What is needed: Copy out each line exactly as it appears.

========================================

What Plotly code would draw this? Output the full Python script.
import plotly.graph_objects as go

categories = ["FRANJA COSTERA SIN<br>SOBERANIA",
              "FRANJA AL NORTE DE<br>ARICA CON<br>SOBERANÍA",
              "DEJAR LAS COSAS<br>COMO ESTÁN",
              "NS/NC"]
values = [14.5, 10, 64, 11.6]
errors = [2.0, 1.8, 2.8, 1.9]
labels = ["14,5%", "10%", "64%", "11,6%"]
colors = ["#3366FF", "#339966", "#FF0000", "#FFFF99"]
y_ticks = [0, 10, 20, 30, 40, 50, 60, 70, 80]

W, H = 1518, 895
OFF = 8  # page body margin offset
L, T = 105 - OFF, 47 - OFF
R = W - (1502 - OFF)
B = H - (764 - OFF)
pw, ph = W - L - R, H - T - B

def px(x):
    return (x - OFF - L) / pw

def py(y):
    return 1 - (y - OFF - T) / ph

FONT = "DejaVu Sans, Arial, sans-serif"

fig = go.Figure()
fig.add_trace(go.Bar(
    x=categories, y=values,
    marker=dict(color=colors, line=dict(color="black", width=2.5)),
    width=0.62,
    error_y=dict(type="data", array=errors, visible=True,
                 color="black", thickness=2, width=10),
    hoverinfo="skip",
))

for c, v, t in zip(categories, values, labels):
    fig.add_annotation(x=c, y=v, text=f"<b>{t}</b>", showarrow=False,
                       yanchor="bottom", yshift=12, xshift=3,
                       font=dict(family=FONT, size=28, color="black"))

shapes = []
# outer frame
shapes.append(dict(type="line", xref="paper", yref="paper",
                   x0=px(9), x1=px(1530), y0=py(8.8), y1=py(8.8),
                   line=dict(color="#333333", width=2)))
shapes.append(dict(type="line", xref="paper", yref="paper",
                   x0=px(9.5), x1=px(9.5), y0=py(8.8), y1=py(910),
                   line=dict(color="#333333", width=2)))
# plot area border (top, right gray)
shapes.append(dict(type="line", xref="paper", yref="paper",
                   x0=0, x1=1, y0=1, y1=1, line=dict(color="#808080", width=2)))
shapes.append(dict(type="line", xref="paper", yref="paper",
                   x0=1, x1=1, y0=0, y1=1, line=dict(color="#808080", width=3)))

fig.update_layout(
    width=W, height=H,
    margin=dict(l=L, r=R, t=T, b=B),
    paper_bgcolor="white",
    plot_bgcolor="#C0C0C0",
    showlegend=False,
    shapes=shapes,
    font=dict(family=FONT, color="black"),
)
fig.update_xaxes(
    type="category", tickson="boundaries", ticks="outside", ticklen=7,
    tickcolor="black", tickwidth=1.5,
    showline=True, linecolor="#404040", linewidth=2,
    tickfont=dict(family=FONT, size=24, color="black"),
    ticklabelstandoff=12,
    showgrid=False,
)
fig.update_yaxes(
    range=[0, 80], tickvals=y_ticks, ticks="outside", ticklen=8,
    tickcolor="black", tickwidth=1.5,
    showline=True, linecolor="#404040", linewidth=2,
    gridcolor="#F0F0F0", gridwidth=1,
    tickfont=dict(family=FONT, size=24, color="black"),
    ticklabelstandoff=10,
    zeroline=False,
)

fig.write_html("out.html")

========================================

Response to the exercise:
What Plotly code would draw this? Output the full Python script.
import plotly.graph_objects as go

categories = ["FRANJA COSTERA SIN<br>SOBERANIA",
              "FRANJA AL NORTE DE<br>ARICA CON<br>SOBERANÍA",
              "DEJAR LAS COSAS<br>COMO ESTÁN",
              "NS/NC"]
values = [14.5, 10, 64, 11.6]
errors = [2.0, 1.8, 2.8, 1.9]
labels = ["14,5%", "10%", "64%", "11,6%"]
colors = ["#3366FF", "#339966", "#FF0000", "#FFFF99"]
y_ticks = [0, 10, 20, 30, 40, 50, 60, 70, 80]

W, H = 1518, 895
OFF = 8  # page body margin offset
L, T = 105 - OFF, 47 - OFF
R = W - (1502 - OFF)
B = H - (764 - OFF)
pw, ph = W - L - R, H - T - B

def px(x):
    return (x - OFF - L) / pw

def py(y):
    return 1 - (y - OFF - T) / ph

FONT = "DejaVu Sans, Arial, sans-serif"

fig = go.Figure()
fig.add_trace(go.Bar(
    x=categories, y=values,
    marker=dict(color=colors, line=dict(color="black", width=2.5)),
    width=0.62,
    error_y=dict(type="data", array=errors, visible=True,
                 color="black", thickness=2, width=10),
    hoverinfo="skip",
))

for c, v, t in zip(categories, values, labels):
    fig.add_annotation(x=c, y=v, text=f"<b>{t}</b>", showarrow=False,
                       yanchor="bottom", yshift=12, xshift=3,
                       font=dict(family=FONT, size=28, color="black"))

shapes = []
# outer frame
shapes.append(dict(type="line", xref="paper", yref="paper",
                   x0=px(9), x1=px(1530), y0=py(8.8), y1=py(8.8),
                   line=dict(color="#333333", width=2)))
shapes.append(dict(type="line", xref="paper", yref="paper",
                   x0=px(9.5), x1=px(9.5), y0=py(8.8), y1=py(910),
                   line=dict(color="#333333", width=2)))
# plot area border (top, right gray)
shapes.append(dict(type="line", xref="paper", yref="paper",
                   x0=0, x1=1, y0=1, y1=1, line=dict(color="#808080", width=2)))
shapes.append(dict(type="line", xref="paper", yref="paper",
                   x0=1, x1=1, y0=0, y1=1, line=dict(color="#808080", width=3)))

fig.update_layout(
    width=W, height=H,
    margin=dict(l=L, r=R, t=T, b=B),
    paper_bgcolor="white",
    plot_bgcolor="#C0C0C0",
    showlegend=False,
    shapes=shapes,
    font=dict(family=FONT, color="black"),
)
fig.update_xaxes(
    type="category", tickson="boundaries", ticks="outside", ticklen=7,
    tickcolor="black", tickwidth=1.5,
    showline=True, linecolor="#404040", linewidth=2,
    tickfont=dict(family=FONT, size=24, color="black"),
    ticklabelstandoff=12,
    showgrid=False,
)
fig.update_yaxes(
    range=[0, 80], tickvals=y_ticks, ticks="outside", ticklen=8,
    tickcolor="black", tickwidth=1.5,
    showline=True, linecolor="#404040", linewidth=2,
    gridcolor="#F0F0F0", gridwidth=1,
    tickfont=dict(family=FONT, size=24, color="black"),
    ticklabelstandoff=10,
    zeroline=False,
)

fig.write_html("out.html")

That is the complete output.